Hydration Stations abound around campus, soon at Pete

By Megan Trimble

Each day, students finishing their workouts at the Petersen Events Center struggle to refill…

Cyrille Froncek | Staff Photographer

Senior biology major John Flickinger refi lls his water bottle at the hydration station in the William Pitt Union lobby.

Each day, students finishing their workouts at the Petersen Events Center struggle to refill their water bottles at old-fashioned fountains — but not for long.

Hydration stations — which allow students to refill reusable water bottles by placing them in front of a sensor that triggers a stream of water to fall directly into the bottle — are installed in the William Pitt Union, O’Hara Student Center, Posvar Hall, Salk Hall, Sutherland Hall and Hillman Library.

“Pitt makes the decision on whether hydration stations are installed at the Petersen Events Center, and we will be installing hydration stations in a few locations, including near the fitness center, before the basketball season starts,” University spokesman John Fedele said.

While the administration has the final say as to where the stations are installed, the Green Fund, a group under the Student Government Board’s Environmental Committee that helps coordinate sustainability projects on campus, approached the administration and provided funding for the original station installed in the William Pitt Union in 2011.

SGB member Gordon Louderback said that it was ideal for the Environmental Committee to team up with the University on the project, as the price of multiple units — which each cost approximately $1,500, plus installation fees — would fall outside of the group’s spending power.

“We started it as an SGB initiative, but the University took it over as an incentive, which is great,” Louderback said. “[Pitt was] able to put them in high-traffic areas where students will be able to get a lot of use from them.”

Facilities Management has funded the other installations in conjunction with recent renovation projects around campus.

Fedele said that in addition to the most recently installed unit on the ground floor of the Hillman Library, four more units are scheduled for installation, and the University plans to place even more stations around campus.

“Housing is working with students to determine the demand for others,” Fedele said.

According to Rachel Meyer, SBG Environmental Committee chairwoman, that demand is growing.

“I actually just walked through the Union and I saw a line for the hydration station, which was exciting, because I hadn’t really seen that happen before,” Meyer said. “There didn’t used to be lines, but I think because we are getting more on campus that people are recognizing them — becoming more aware of their presence, and therefore, using them more.”

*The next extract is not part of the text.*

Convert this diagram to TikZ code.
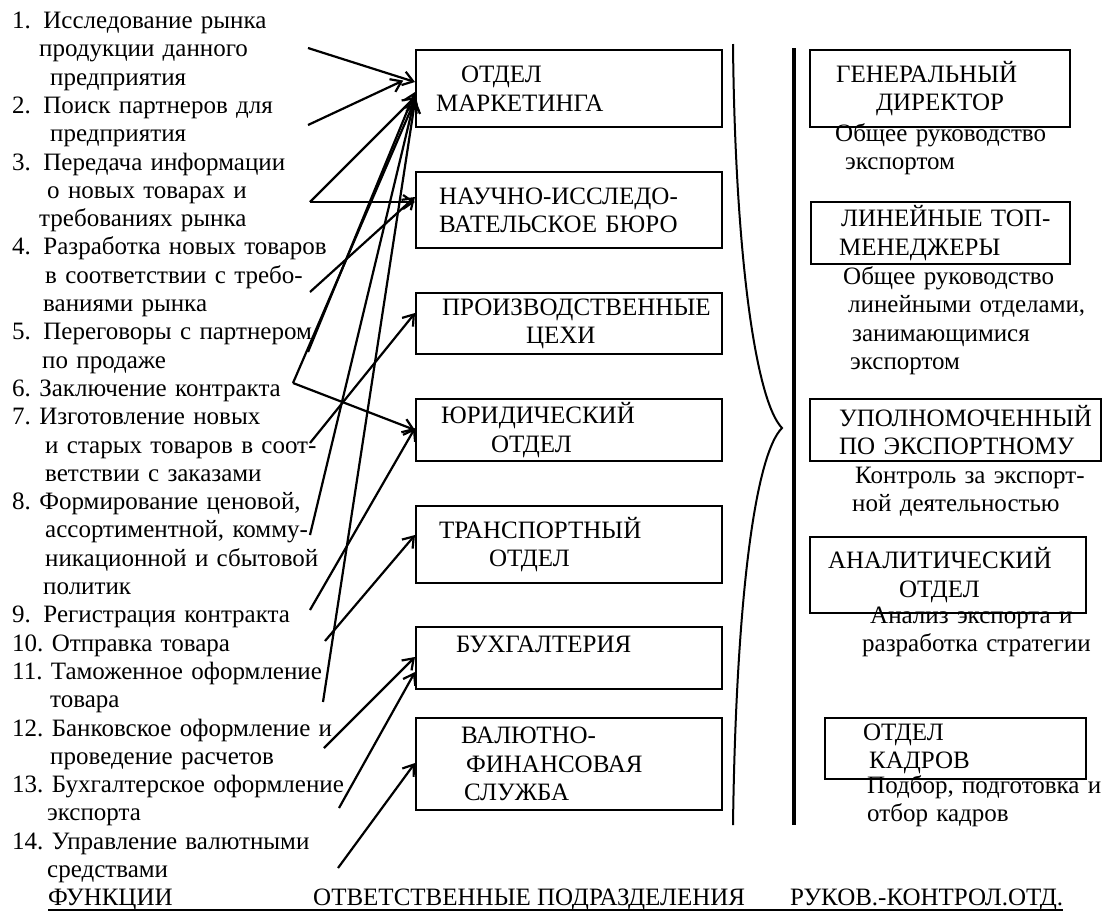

Meyer said the Environmental Committee originally met with Vice Provost and Dean of Students Kathy Humphrey to begin the project.

“She asked where we would like to see [the stations] around campus. So we named off a few key locations and she continued to work with us to make it happen,” Meyer said. “Having more, in my opinion, will increase the use of all of them.”

Meyer said other students, such as engineering students, may notice the absences of stations in buildings such as Benedum Hall and want them installed in those areas, as well. The committee’s ultimate goal, Meyer said, would be a hydration station in each building across campus.

Fedele said that the installation time for each station depends on the complexity of the project. If a water fountain doesn’t initially exist at the proposed location, then more time is needed to make the proper arrangements.

Meyer said that the University can’t profit from the stations because they decrease water bottle sales. She also said the project is in place entirely for the students’ benefit. She said students should take advantage of the stations, which provide multiple benefits, including convenience and water at no cost.

Though Louderback and Meyer don’t know the exact statistics pertaining to the effect the stations have had on students’ reusable water bottle usage, both agree that the project has produced positive results.

“In terms of promoting reusable water bottles, I think it’s been huge,” Louderback said. “One of the coolest features that the stations have are ongoing tallies that give you a rough estimate on saved waste from disposable bottles.”

The original hydration station in the Union has helped to eliminate the waste from more than 13,500 disposable plastic bottles, according to the counter on the machine, and the later-installed unit in Posvar Hall has eliminated the waste from more than 1,800.

“Who knows, people may be more inclined to go and refill their water bottle, instead of heading over to a vending machine and grabbing an Aquafina,” Louderback said.